In a recent press availability ahead of the 4 Nations Face-Off, Marchand admitted he doesn't care if he’s the 13th forward. He doesn't care if he’s killing penalties on the fourth line. He’d probably wash Connor McDavid’s laundry if it meant a roster spot. For a guy who has spent a decade being the protagonist—or the villain—of every game he touches, this isn’t just humility. It’s a software downgrade. It’s a legacy application realizing it can’t run on the new OS without a serious patch.

Hockey Canada used to be a clubhouse. Now, it’s a high-performance lab managed by guys who treat players like data points on a spreadsheet. The friction here isn't just about age; it’s about the sheer, bloodless math of the modern game. We’re talking about a tournament where the insurance premiums alone for the participating stars probably exceed the GDP of a small island nation. The organizers aren’t looking for "grit" or "leadership" in the traditional, locker-room-cliché sense.
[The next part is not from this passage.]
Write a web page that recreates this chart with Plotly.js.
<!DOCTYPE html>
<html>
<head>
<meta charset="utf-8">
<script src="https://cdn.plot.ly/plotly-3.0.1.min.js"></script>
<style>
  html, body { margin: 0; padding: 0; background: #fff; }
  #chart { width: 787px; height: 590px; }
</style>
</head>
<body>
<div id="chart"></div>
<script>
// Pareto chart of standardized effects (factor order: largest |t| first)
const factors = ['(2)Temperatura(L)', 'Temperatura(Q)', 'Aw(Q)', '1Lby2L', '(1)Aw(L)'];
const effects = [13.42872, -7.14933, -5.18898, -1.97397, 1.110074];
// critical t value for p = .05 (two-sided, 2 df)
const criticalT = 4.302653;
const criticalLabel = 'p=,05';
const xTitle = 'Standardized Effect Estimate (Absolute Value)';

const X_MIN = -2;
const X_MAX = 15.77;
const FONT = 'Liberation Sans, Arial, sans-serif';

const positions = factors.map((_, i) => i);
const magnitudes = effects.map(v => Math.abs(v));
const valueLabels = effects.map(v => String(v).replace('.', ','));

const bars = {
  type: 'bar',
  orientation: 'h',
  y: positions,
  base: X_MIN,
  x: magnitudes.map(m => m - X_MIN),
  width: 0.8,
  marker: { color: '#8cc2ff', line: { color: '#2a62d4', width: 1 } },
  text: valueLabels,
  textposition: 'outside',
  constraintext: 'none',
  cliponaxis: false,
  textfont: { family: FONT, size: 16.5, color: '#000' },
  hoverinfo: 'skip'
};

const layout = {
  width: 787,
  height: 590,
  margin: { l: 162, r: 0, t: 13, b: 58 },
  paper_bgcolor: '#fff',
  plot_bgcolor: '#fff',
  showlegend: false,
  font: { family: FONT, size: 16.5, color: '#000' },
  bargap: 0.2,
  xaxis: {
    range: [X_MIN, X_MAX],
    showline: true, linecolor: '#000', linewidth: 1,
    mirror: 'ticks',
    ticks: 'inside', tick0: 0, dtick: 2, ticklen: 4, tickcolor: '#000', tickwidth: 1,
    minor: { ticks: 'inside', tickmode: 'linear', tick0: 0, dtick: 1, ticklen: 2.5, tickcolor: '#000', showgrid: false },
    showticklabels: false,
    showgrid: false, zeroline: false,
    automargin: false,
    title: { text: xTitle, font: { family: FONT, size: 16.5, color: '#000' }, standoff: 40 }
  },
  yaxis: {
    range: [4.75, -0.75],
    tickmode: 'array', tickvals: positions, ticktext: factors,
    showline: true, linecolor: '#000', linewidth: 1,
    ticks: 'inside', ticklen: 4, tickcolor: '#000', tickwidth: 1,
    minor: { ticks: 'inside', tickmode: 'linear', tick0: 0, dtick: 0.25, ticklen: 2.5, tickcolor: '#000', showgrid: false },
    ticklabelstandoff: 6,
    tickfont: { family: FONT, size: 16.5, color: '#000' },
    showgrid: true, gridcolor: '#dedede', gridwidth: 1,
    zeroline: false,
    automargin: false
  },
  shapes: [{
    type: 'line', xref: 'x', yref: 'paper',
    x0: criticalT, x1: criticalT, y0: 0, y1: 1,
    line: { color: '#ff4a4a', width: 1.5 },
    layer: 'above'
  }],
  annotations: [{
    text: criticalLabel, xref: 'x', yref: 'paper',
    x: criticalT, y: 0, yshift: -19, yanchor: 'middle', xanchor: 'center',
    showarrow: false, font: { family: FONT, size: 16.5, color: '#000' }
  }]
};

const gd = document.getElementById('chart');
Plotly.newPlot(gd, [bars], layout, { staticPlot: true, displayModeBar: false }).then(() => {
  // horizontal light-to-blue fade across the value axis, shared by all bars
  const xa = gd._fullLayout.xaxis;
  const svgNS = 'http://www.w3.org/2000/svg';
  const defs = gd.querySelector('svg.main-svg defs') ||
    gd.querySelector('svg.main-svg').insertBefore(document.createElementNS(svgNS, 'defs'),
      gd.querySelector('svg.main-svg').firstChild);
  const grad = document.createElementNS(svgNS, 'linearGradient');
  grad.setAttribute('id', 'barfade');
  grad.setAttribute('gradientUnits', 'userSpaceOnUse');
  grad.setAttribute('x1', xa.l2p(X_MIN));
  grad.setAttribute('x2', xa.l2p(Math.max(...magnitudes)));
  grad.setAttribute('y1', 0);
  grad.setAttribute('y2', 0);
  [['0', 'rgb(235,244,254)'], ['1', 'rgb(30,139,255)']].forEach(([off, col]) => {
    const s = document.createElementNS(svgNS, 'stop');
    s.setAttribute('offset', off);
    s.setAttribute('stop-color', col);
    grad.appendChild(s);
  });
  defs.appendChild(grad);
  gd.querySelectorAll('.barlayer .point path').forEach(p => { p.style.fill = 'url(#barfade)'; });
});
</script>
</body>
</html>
They’re looking for efficiency. They’re looking for high-speed puck retrieval and zone entry metrics that don’t dip in the third period.

Marchand’s admission reveals the quiet horror of the modern superstar: the realization that you are no longer the feature. You are a utility.

Think about the trade-off he’s making. In Boston, he’s the $6 million man, the heartbeat of an Original Six franchise. He’s the guy who commands the room and the power play. But the "Team Canada" brand is a different beast entirely. It’s a corporate monolith that demands total ego-death. By publicly announcing his willingness to play a diminished role, Marchand is trying to get ahead of the data. He’s seen the numbers. He knows that in a vacuum, a twenty-three-year-old with fresh lungs and a cheaper contract probably offers a better ROI on the forecheck.

He’s lobbying. It’s a PR campaign disguised as veteran grace.

There’s a specific kind of cynicism in watching a future Hall of Famer negotiate his own obsolescence in real-time. We see this in tech every day. A dominant platform realizes it’s becoming "legacy," so it pivots to becoming a "service." Marchand is pivoting. He’s no longer "The Rat"; he’s "Veteran Depth (Version 2.0)." He’s hoping that his institutional knowledge of how to win—that nebulous, unquantifiable metric the analytics guys hate—still holds some value in a world governed by Expected Goals.

The 4 Nations Face-Off isn't really a tournament for the fans. It’s a stress test for the 2026 Olympics. It’s a way for the suits in Toronto and New York to see if their billion-dollar assets can play nice without breaking. For Marchand, it’s a desperate attempt to stay inside the walled garden. He knows that once you’re out of the "elite" tier of the national program, the door doesn't just close. It’s deleted.

So, he says the right things. He performs the required humility. He offers to be the "glue guy" because the alternative is being the "retired guy." He’s watching younger, faster models like Connor Bedard and Macklin Celebrini wait in the wings—players who were born after Marchand’s first professional season. To them, Marchand isn't a peer. He’s a historical artifact they have to play around.

Is there anything more depressing than watching a man who made a career out of being a relentless, unapologetic egoist suddenly try to blend into the furniture? It’s a tactical retreat. He’s hoping that by making himself small, he can sneak onto the plane.

But does the data actually have a slot for a thirty-six-year-old "pest" who has promised to stop being a nuisance to the coaches? If you strip away the edge, the noise, and the top-line minutes, what’s actually left of the Brad Marchand experience?

Maybe we’re about to find out exactly how much a legacy brand is worth when it’s no longer allowed to be itself.